▶ DATA LINES
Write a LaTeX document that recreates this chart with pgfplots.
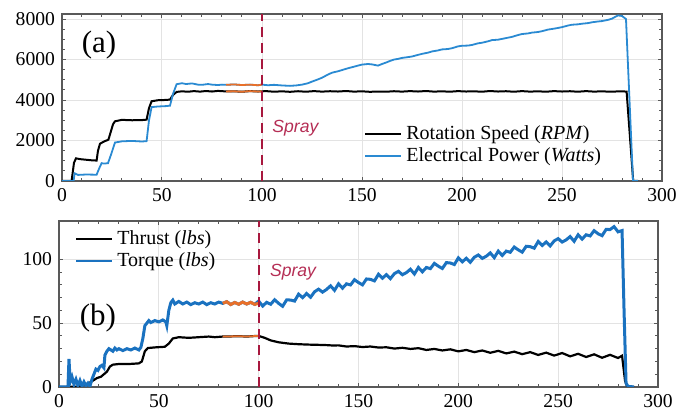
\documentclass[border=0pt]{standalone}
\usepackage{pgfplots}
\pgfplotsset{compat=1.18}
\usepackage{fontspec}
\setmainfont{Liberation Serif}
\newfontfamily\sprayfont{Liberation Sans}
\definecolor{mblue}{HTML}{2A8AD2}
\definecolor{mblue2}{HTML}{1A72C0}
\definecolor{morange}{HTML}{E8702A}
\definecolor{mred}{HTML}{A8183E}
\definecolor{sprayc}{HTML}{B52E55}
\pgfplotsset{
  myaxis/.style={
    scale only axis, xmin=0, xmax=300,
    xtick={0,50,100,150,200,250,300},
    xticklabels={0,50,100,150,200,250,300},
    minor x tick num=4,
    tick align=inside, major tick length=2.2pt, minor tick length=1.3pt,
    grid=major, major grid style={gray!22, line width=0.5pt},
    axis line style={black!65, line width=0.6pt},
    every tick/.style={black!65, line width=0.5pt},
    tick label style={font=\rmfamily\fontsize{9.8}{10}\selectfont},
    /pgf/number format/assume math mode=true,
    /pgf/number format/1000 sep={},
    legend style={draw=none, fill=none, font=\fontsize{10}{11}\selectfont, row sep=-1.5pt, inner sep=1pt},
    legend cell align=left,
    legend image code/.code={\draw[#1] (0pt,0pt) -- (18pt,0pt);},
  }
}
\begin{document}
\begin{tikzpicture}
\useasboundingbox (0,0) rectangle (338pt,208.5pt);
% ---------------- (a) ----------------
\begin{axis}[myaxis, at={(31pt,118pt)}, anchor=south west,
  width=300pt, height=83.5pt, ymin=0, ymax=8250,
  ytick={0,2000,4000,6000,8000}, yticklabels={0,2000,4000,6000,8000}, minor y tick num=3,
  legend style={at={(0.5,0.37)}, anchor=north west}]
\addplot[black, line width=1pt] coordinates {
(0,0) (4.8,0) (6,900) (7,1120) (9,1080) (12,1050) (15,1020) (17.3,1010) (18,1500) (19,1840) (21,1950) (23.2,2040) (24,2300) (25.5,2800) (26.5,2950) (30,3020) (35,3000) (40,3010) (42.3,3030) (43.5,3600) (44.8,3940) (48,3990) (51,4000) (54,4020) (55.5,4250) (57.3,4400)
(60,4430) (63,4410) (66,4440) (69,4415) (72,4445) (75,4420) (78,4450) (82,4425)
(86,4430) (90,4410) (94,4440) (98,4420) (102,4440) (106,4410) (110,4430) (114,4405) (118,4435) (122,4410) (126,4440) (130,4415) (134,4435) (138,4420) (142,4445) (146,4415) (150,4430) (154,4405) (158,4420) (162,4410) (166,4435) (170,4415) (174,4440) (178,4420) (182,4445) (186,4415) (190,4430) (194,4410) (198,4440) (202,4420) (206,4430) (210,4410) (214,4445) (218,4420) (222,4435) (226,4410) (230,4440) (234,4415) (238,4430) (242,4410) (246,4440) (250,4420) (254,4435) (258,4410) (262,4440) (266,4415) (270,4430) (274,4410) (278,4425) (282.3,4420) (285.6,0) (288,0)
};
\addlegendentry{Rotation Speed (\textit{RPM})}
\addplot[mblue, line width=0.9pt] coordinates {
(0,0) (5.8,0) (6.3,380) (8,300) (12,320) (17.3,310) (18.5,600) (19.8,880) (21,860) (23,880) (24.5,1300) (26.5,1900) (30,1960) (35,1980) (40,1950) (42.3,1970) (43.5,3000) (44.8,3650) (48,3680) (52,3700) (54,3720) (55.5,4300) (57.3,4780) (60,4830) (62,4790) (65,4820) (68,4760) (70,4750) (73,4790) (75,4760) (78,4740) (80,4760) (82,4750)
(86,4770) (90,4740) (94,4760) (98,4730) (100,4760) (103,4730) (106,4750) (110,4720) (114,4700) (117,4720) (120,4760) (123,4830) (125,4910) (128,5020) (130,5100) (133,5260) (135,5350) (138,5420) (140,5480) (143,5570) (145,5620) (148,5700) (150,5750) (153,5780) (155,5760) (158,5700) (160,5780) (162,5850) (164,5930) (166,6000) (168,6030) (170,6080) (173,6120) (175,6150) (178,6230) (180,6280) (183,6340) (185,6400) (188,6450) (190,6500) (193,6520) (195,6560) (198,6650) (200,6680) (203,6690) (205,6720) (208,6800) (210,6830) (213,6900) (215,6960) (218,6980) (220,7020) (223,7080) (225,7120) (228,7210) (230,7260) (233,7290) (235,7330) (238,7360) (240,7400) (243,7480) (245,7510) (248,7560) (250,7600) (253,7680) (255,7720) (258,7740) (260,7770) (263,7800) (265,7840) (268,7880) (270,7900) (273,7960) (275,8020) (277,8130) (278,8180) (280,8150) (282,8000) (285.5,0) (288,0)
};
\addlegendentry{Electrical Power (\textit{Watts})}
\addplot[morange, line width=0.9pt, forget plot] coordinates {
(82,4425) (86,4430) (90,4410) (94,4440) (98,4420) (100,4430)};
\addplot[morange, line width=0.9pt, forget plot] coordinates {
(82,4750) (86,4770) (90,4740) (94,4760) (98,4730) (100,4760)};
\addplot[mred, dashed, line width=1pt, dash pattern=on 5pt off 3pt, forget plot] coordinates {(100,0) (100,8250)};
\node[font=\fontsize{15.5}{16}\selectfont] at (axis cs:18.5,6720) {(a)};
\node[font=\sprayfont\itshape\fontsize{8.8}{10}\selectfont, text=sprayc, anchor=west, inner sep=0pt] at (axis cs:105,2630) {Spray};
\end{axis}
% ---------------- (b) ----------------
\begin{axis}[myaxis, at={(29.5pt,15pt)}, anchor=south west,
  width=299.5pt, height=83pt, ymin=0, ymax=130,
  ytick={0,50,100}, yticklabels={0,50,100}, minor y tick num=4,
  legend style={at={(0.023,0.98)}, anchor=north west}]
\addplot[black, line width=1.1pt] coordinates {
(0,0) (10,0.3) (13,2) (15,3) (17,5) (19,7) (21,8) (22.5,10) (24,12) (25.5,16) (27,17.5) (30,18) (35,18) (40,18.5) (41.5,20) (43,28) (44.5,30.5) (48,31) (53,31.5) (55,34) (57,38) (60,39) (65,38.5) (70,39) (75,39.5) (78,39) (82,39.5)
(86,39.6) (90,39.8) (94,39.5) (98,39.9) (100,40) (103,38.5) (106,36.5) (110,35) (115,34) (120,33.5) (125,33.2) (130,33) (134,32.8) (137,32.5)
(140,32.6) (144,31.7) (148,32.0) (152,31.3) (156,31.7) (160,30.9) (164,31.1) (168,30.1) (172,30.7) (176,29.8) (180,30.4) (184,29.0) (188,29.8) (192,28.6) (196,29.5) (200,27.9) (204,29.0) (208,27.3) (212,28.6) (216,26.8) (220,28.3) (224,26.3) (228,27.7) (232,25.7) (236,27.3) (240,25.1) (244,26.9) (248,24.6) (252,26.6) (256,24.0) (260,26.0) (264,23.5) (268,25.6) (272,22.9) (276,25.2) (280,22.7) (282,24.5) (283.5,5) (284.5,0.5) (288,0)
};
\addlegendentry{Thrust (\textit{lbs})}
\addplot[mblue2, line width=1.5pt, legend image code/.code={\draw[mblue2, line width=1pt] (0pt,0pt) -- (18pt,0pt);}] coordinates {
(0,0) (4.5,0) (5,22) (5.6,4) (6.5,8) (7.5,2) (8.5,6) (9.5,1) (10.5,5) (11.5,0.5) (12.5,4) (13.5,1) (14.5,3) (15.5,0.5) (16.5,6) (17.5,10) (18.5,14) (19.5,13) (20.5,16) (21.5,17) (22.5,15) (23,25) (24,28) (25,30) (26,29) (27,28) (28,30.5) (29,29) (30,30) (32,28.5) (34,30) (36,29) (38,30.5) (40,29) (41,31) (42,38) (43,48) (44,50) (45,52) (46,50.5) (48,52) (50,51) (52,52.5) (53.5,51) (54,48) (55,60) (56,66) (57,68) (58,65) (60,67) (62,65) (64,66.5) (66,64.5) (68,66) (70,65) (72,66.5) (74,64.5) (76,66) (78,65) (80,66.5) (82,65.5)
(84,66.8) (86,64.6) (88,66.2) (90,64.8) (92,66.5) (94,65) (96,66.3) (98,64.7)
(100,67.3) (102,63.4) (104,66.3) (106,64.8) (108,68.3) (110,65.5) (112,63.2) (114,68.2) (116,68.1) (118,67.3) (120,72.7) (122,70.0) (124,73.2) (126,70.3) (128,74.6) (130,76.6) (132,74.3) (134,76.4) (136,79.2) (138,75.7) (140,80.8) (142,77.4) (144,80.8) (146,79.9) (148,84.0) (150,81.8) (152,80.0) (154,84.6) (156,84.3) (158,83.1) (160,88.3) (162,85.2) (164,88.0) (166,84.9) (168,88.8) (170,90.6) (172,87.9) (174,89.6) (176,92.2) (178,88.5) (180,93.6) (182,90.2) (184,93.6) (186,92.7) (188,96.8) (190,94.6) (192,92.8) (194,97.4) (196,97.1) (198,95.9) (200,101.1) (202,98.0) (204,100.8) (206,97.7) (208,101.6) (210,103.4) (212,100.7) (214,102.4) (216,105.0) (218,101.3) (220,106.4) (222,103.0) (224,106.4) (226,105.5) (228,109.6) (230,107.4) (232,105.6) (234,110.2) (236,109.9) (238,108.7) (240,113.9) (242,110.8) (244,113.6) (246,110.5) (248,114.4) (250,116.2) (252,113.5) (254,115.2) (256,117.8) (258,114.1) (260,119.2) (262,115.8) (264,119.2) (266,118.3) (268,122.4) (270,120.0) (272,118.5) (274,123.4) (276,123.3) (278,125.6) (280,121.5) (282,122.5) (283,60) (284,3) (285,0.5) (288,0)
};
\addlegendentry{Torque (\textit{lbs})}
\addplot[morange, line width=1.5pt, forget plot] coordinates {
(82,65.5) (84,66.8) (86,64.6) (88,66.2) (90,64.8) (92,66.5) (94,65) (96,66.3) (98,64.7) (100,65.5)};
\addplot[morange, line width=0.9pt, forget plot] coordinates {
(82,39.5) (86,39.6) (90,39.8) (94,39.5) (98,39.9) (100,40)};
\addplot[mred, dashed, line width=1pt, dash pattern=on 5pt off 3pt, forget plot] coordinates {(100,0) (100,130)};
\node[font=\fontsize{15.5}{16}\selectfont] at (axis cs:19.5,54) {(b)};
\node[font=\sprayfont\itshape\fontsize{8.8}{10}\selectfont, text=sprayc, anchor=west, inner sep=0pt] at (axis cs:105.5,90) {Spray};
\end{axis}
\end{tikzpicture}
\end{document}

---

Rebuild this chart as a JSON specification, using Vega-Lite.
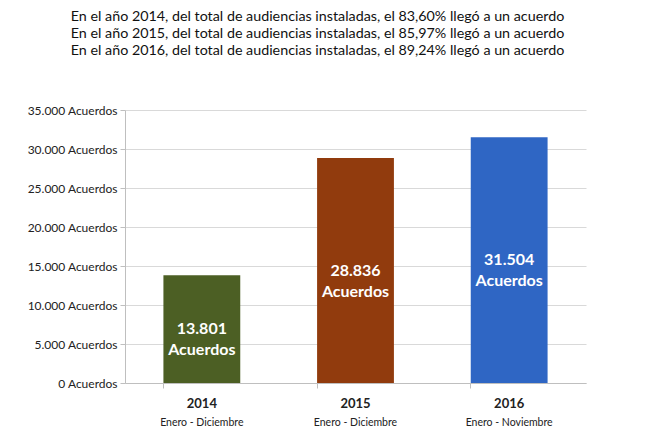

==

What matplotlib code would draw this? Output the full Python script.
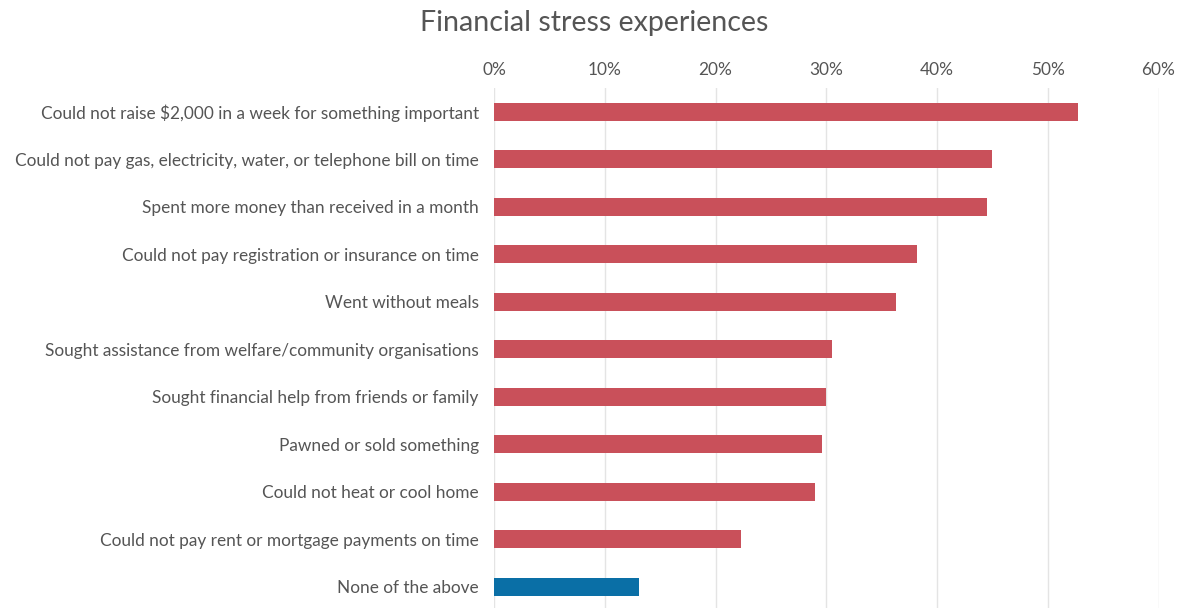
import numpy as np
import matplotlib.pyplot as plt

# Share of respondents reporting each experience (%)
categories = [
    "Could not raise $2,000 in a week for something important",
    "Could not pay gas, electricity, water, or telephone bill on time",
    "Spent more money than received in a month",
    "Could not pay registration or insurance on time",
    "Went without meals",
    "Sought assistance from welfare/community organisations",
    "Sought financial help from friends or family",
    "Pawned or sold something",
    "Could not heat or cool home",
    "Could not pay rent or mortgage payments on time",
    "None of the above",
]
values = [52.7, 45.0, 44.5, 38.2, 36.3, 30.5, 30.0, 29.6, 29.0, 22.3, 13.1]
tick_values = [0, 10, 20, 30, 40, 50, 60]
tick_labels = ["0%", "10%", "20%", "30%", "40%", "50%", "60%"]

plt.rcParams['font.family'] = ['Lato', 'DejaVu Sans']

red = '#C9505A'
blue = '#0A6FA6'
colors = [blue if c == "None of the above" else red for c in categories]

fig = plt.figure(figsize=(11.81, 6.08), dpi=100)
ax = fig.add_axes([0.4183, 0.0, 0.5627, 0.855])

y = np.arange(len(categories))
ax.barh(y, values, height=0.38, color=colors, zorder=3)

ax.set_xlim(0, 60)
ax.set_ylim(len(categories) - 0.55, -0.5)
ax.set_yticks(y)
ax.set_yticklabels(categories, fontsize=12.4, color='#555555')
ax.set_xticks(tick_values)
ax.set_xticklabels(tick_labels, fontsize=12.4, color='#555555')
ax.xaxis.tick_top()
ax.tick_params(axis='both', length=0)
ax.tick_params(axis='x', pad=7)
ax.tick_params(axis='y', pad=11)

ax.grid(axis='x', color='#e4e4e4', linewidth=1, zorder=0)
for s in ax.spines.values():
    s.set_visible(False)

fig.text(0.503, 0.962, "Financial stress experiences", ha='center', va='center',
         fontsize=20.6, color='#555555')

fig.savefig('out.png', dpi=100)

▶ AIM OF THE EXERCISE
Working from the entries above, reproduce exactly and only the lines beginning with the line that has "What matplotlib code" and ending with the line that has "fig.savefig('out.png', dpi=100)"; omit all pictures.

▶ REPLY
What matplotlib code would draw this? Output the full Python script.
import numpy as np
import matplotlib.pyplot as plt

# Share of respondents reporting each experience (%)
categories = [
    "Could not raise $2,000 in a week for something important",
    "Could not pay gas, electricity, water, or telephone bill on time",
    "Spent more money than received in a month",
    "Could not pay registration or insurance on time",
    "Went without meals",
    "Sought assistance from welfare/community organisations",
    "Sought financial help from friends or family",
    "Pawned or sold something",
    "Could not heat or cool home",
    "Could not pay rent or mortgage payments on time",
    "None of the above",
]
values = [52.7, 45.0, 44.5, 38.2, 36.3, 30.5, 30.0, 29.6, 29.0, 22.3, 13.1]
tick_values = [0, 10, 20, 30, 40, 50, 60]
tick_labels = ["0%", "10%", "20%", "30%", "40%", "50%", "60%"]

plt.rcParams['font.family'] = ['Lato', 'DejaVu Sans']

red = '#C9505A'
blue = '#0A6FA6'
colors = [blue if c == "None of the above" else red for c in categories]

fig = plt.figure(figsize=(11.81, 6.08), dpi=100)
ax = fig.add_axes([0.4183, 0.0, 0.5627, 0.855])

y = np.arange(len(categories))
ax.barh(y, values, height=0.38, color=colors, zorder=3)

ax.set_xlim(0, 60)
ax.set_ylim(len(categories) - 0.55, -0.5)
ax.set_yticks(y)
ax.set_yticklabels(categories, fontsize=12.4, color='#555555')
ax.set_xticks(tick_values)
ax.set_xticklabels(tick_labels, fontsize=12.4, color='#555555')
ax.xaxis.tick_top()
ax.tick_params(axis='both', length=0)
ax.tick_params(axis='x', pad=7)
ax.tick_params(axis='y', pad=11)

ax.grid(axis='x', color='#e4e4e4', linewidth=1, zorder=0)
for s in ax.spines.values():
    s.set_visible(False)

fig.text(0.503, 0.962, "Financial stress experiences", ha='center', va='center',
         fontsize=20.6, color='#555555')

fig.savefig('out.png', dpi=100)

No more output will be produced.